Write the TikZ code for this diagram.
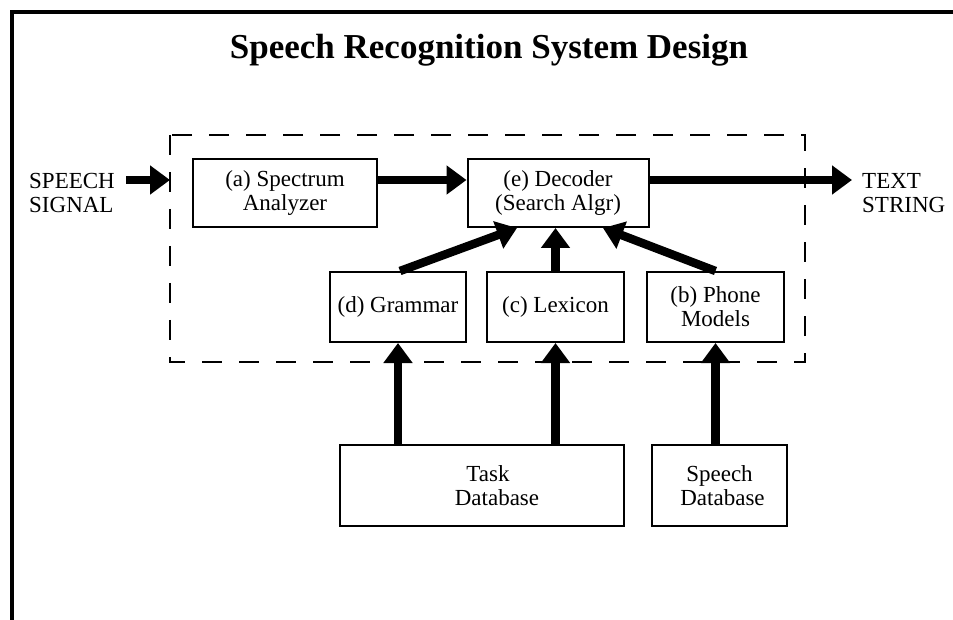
\documentclass[tikz,border=0pt]{standalone}
\usepackage{fontspec}
\setmainfont{Liberation Serif}
\usetikzlibrary{arrows.meta}
\tikzset{
  blk/.style={draw, line width=2pt, rectangle, inner sep=0pt, align=center,
    font=\fontsize{23}{24}\selectfont},
  lbl/.style={inner sep=0pt, font=\fontsize{23}{24}\selectfont},
  fat/.style={line width=8.5pt, -{Triangle[length=20pt,width=28pt]}},
}
\begin{document}
\begin{tikzpicture}[x=1pt,y=-1pt]
\useasboundingbox (0,0) rectangle (953,620);
% frame
\draw[line width=4pt] (12,620) -- (12,12) -- (953,12);
% title
\node (title) at (489,50) {\fontsize{35}{38}\selectfont\bfseries Speech Recognition System Design};
% dashed boundary
\draw[line width=2pt, dash pattern=on 20pt off 17pt] (170,135) rectangle (805,362);
% blocks
\node[blk, minimum width=184pt, minimum height=68pt] (spec) at (285,193) {(a) Spectrum\\Analyzer};
\node[blk, minimum width=181pt, minimum height=68pt] (dec) at (558,193) {(e) Decoder\\(Search Algr)};
\node[blk, minimum width=136pt, minimum height=70pt] (gram) at (398,307) {(d) Grammar};
\node[blk, minimum width=137pt, minimum height=70pt] (lex) at (555.5,307) {(c) Lexicon};
\node[blk, minimum width=137pt, minimum height=70pt] (phone) at (715.5,307) {(b) Phone\\Models};
\node[blk, minimum width=284pt, minimum height=81pt] (task) at (482,485.5) {\hspace*{12pt}Task\\\hspace*{30pt}Database};
\node[blk, minimum width=135pt, minimum height=81pt] (sdb) at (719.5,485.5) {Speech\\\hspace*{6pt}Database};
% outside labels
\node[lbl, anchor=west, align=left] (sig) at (29,193) {SPEECH\\SIGNAL};
\node[lbl, anchor=west, align=left] (txt) at (862,193) {TEXT\\STRING};
\coordinate (sigin) at (126,180);
\coordinate (sigout) at (170,180);
\coordinate (txtin) at (852,180);
% connectors
\draw[fat] (sigin) -- (sigout);
\draw[fat] ([yshift=13pt]spec.east) -- ([yshift=13pt]dec.west);
\draw[fat] ([yshift=13pt]dec.east) -- (txtin);
\draw[fat] ([xshift=2pt]gram.north) -- ([xshift=-41pt]dec.south);
\draw[fat] (lex.north) -- (lex.north |- dec.south);
\draw[fat] (phone.north) -- ([xshift=45pt]dec.south);
\draw[fat] (gram.south |- task.north) -- (gram.south);
\draw[fat] (lex.south |- task.north) -- (lex.south);
\draw[fat] (phone.south |- sdb.north) -- (phone.south);
\end{tikzpicture}
\end{document}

• Exercise: Quote the full listing above word for word; exclude every picture from the copy.

• Solution to this problem:
Write the TikZ code for this diagram.
\documentclass[tikz,border=0pt]{standalone}
\usepackage{fontspec}
\setmainfont{Liberation Serif}
\usetikzlibrary{arrows.meta}
\tikzset{
  blk/.style={draw, line width=2pt, rectangle, inner sep=0pt, align=center,
    font=\fontsize{23}{24}\selectfont},
  lbl/.style={inner sep=0pt, font=\fontsize{23}{24}\selectfont},
  fat/.style={line width=8.5pt, -{Triangle[length=20pt,width=28pt]}},
}
\begin{document}
\begin{tikzpicture}[x=1pt,y=-1pt]
\useasboundingbox (0,0) rectangle (953,620);
% frame
\draw[line width=4pt] (12,620) -- (12,12) -- (953,12);
% title
\node (title) at (489,50) {\fontsize{35}{38}\selectfont\bfseries Speech Recognition System Design};
% dashed boundary
\draw[line width=2pt, dash pattern=on 20pt off 17pt] (170,135) rectangle (805,362);
% blocks
\node[blk, minimum width=184pt, minimum height=68pt] (spec) at (285,193) {(a) Spectrum\\Analyzer};
\node[blk, minimum width=181pt, minimum height=68pt] (dec) at (558,193) {(e) Decoder\\(Search Algr)};
\node[blk, minimum width=136pt, minimum height=70pt] (gram) at (398,307) {(d) Grammar};
\node[blk, minimum width=137pt, minimum height=70pt] (lex) at (555.5,307) {(c) Lexicon};
\node[blk, minimum width=137pt, minimum height=70pt] (phone) at (715.5,307) {(b) Phone\\Models};
\node[blk, minimum width=284pt, minimum height=81pt] (task) at (482,485.5) {\hspace*{12pt}Task\\\hspace*{30pt}Database};
\node[blk, minimum width=135pt, minimum height=81pt] (sdb) at (719.5,485.5) {Speech\\\hspace*{6pt}Database};
% outside labels
\node[lbl, anchor=west, align=left] (sig) at (29,193) {SPEECH\\SIGNAL};
\node[lbl, anchor=west, align=left] (txt) at (862,193) {TEXT\\STRING};
\coordinate (sigin) at (126,180);
\coordinate (sigout) at (170,180);
\coordinate (txtin) at (852,180);
% connectors
\draw[fat] (sigin) -- (sigout);
\draw[fat] ([yshift=13pt]spec.east) -- ([yshift=13pt]dec.west);
\draw[fat] ([yshift=13pt]dec.east) -- (txtin);
\draw[fat] ([xshift=2pt]gram.north) -- ([xshift=-41pt]dec.south);
\draw[fat] (lex.north) -- (lex.north |- dec.south);
\draw[fat] (phone.north) -- ([xshift=45pt]dec.south);
\draw[fat] (gram.south |- task.north) -- (gram.south);
\draw[fat] (lex.south |- task.north) -- (lex.south);
\draw[fat] (phone.south |- sdb.north) -- (phone.south);
\end{tikzpicture}
\end{document}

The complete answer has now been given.